7) Reading and Humor
An easy way to keep an influx of new ideas flowing is to read – check out the news headlines, and not just the bad news. Every day strides are made in science, health, technology and more. Minds are at work out there!
Brilliant comedians are just a click away on YouTube or Facebook. Insightful humor is an amazing way to clear your mind of debris, shift to a positive mood and think about everyday things in a new way.
When your mind is focused on something funny or a new idea, it’s not wallowing in the negative.
8) Look Toward Your Ideal Future
Knowing where you are going is far more important than knowing where you are.
Negative people are often hyper-focused on the problems of today – and that negativity can snowball.

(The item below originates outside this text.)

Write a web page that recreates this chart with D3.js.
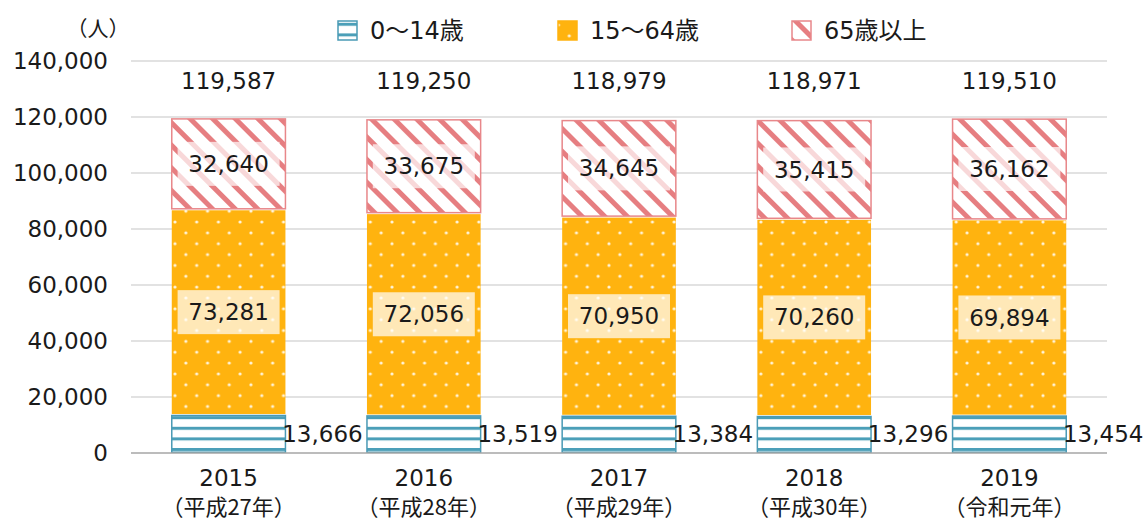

When all we think about is our difficulties, we lose valuable positive energy that can and should be focused upon where we want to be.
What’s your one-year plan? Where do you want to be in five years? 10 years? Envisioning an ideal future is a powerful tool to boost optimism and positivity.
Remember: Obstacles are what you see when you take your eye off the ball.
9) Become Your Mind’s Gardener
Think of a negative thought as a weed in a beautiful garden. When a weed pops up — and they will — replace it immediately with a positive thought. Weeds have a hard time growing in a healthy (positive) garden. The more you weed, the healthier your garden grows.
And, never forget, it’s a process.
A man’s mind may be likened to a garden, which may be intelligently cultivated or allowed to run wild…” ~James Allen
To make profound and significant changes in our lives, we have to start with the basics. And what is more basic than how we see the world?
Creating the habit of positive thinking may be the most powerful way to shift what we see and, perhaps more importantly, how we see it.
Never forget Helen Keller’s classic observation: It’s not what you at look at that matters; it’s what you see.”
We’re going to buy into our own mental constructs anyway – that’s a fact. Why, then, don’t we construct something beautiful?